§ What is asked
Exclude all pictures, then copy each of the records exactly as written.

------------------------

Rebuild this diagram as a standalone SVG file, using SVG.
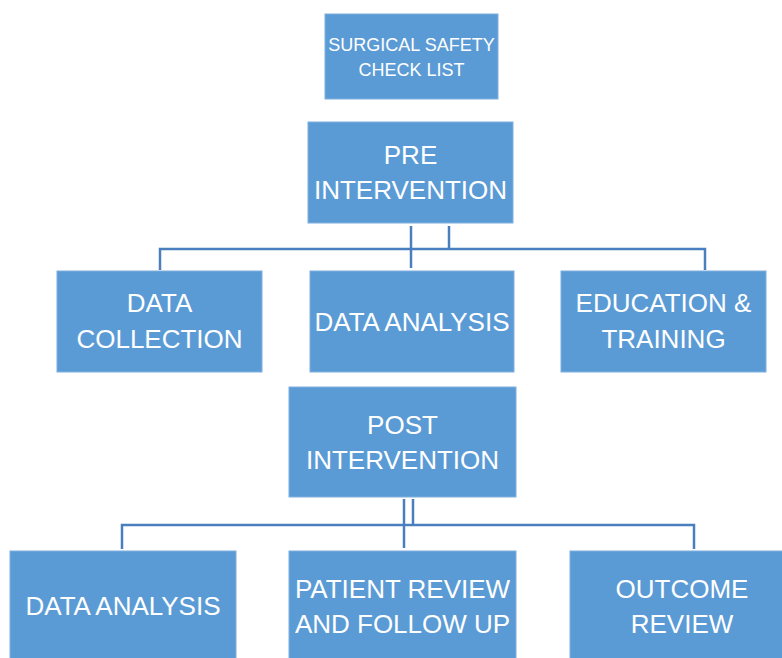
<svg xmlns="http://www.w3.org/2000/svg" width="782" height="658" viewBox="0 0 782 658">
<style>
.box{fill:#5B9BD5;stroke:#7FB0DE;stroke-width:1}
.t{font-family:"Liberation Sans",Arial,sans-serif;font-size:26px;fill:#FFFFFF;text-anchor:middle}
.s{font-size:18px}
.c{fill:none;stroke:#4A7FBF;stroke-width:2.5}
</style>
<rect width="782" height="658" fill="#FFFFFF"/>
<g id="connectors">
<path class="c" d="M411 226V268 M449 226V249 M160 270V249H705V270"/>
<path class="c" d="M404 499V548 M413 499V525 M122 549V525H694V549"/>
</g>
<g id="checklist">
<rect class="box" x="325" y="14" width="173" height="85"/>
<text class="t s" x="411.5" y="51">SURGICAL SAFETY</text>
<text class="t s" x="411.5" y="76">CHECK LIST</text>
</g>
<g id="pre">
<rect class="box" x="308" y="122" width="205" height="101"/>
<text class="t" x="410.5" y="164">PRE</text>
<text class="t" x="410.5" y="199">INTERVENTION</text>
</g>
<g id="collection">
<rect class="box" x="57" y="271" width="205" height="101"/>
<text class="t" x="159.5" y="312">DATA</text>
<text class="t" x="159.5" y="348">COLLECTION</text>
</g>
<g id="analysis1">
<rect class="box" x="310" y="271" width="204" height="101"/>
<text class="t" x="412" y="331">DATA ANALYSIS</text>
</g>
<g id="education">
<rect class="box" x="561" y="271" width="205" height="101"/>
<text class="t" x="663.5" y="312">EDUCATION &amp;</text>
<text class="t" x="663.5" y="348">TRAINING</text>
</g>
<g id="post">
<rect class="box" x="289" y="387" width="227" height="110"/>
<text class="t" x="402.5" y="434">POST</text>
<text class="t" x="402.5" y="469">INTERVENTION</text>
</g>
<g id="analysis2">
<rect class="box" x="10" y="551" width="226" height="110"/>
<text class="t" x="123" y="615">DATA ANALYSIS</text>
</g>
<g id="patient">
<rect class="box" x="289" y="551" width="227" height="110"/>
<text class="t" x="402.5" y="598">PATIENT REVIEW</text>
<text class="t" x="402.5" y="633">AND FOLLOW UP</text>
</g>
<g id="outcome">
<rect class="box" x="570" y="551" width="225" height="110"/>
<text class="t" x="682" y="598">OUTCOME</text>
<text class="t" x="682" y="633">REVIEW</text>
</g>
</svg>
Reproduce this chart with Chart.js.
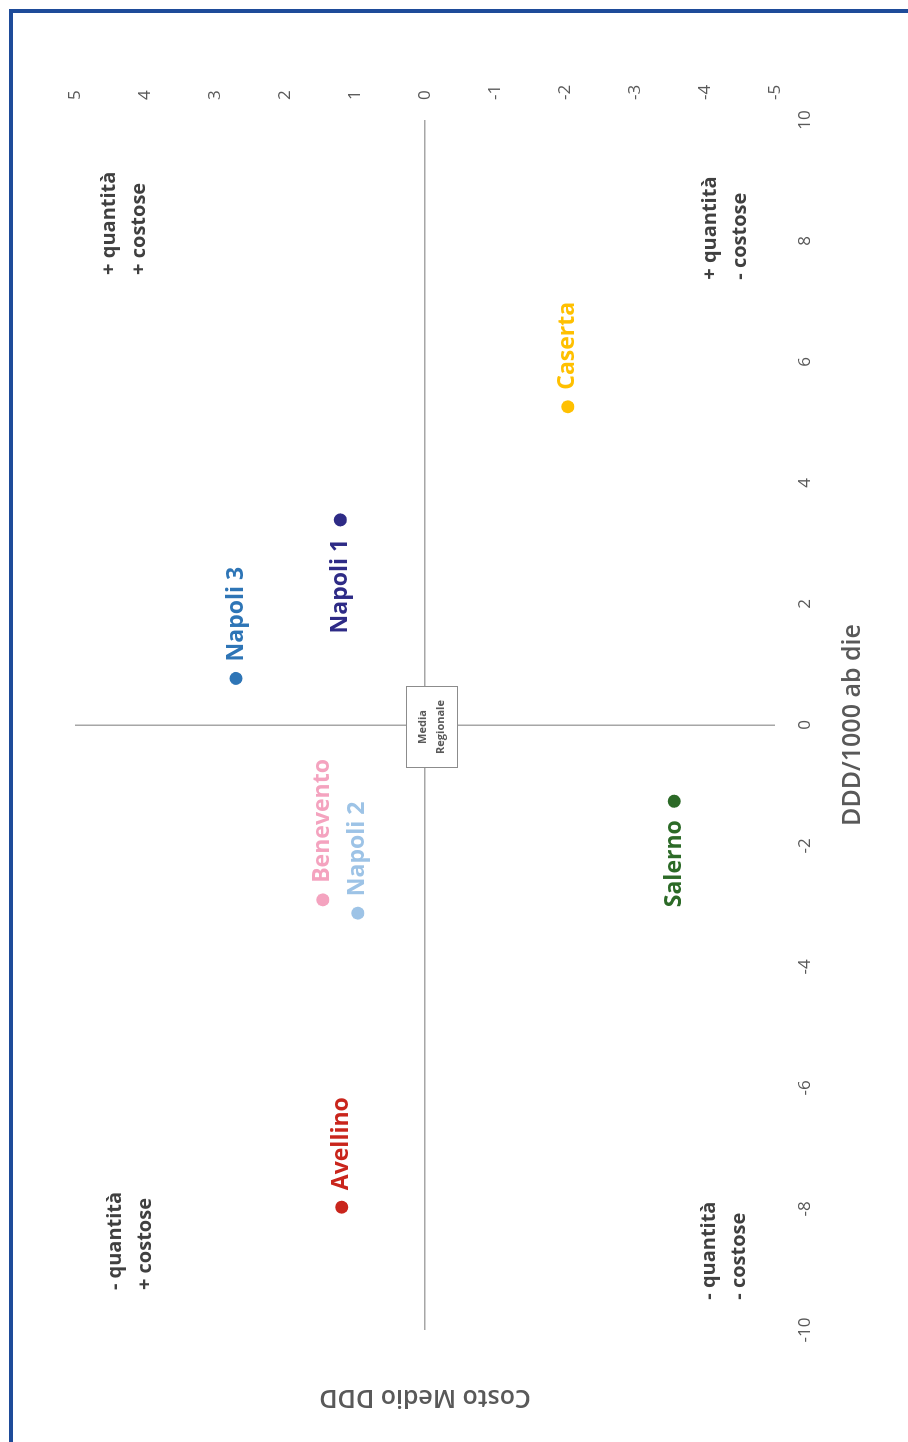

------------------------

§ The completed task
Rebuild this diagram as a standalone SVG file, using SVG.
<svg xmlns="http://www.w3.org/2000/svg" width="782" height="658" viewBox="0 0 782 658">
<style>
.box{fill:#5B9BD5;stroke:#7FB0DE;stroke-width:1}
.t{font-family:"Liberation Sans",Arial,sans-serif;font-size:26px;fill:#FFFFFF;text-anchor:middle}
.s{font-size:18px}
.c{fill:none;stroke:#4A7FBF;stroke-width:2.5}
</style>
<rect width="782" height="658" fill="#FFFFFF"/>
<g id="connectors">
<path class="c" d="M411 226V268 M449 226V249 M160 270V249H705V270"/>
<path class="c" d="M404 499V548 M413 499V525 M122 549V525H694V549"/>
</g>
<g id="checklist">
<rect class="box" x="325" y="14" width="173" height="85"/>
<text class="t s" x="411.5" y="51">SURGICAL SAFETY</text>
<text class="t s" x="411.5" y="76">CHECK LIST</text>
</g>
<g id="pre">
<rect class="box" x="308" y="122" width="205" height="101"/>
<text class="t" x="410.5" y="164">PRE</text>
<text class="t" x="410.5" y="199">INTERVENTION</text>
</g>
<g id="collection">
<rect class="box" x="57" y="271" width="205" height="101"/>
<text class="t" x="159.5" y="312">DATA</text>
<text class="t" x="159.5" y="348">COLLECTION</text>
</g>
<g id="analysis1">
<rect class="box" x="310" y="271" width="204" height="101"/>
<text class="t" x="412" y="331">DATA ANALYSIS</text>
</g>
<g id="education">
<rect class="box" x="561" y="271" width="205" height="101"/>
<text class="t" x="663.5" y="312">EDUCATION &amp;</text>
<text class="t" x="663.5" y="348">TRAINING</text>
</g>
<g id="post">
<rect class="box" x="289" y="387" width="227" height="110"/>
<text class="t" x="402.5" y="434">POST</text>
<text class="t" x="402.5" y="469">INTERVENTION</text>
</g>
<g id="analysis2">
<rect class="box" x="10" y="551" width="226" height="110"/>
<text class="t" x="123" y="615">DATA ANALYSIS</text>
</g>
<g id="patient">
<rect class="box" x="289" y="551" width="227" height="110"/>
<text class="t" x="402.5" y="598">PATIENT REVIEW</text>
<text class="t" x="402.5" y="633">AND FOLLOW UP</text>
</g>
<g id="outcome">
<rect class="box" x="570" y="551" width="225" height="110"/>
<text class="t" x="682" y="598">OUTCOME</text>
<text class="t" x="682" y="633">REVIEW</text>
</g>
</svg>
Reproduce this chart with Chart.js.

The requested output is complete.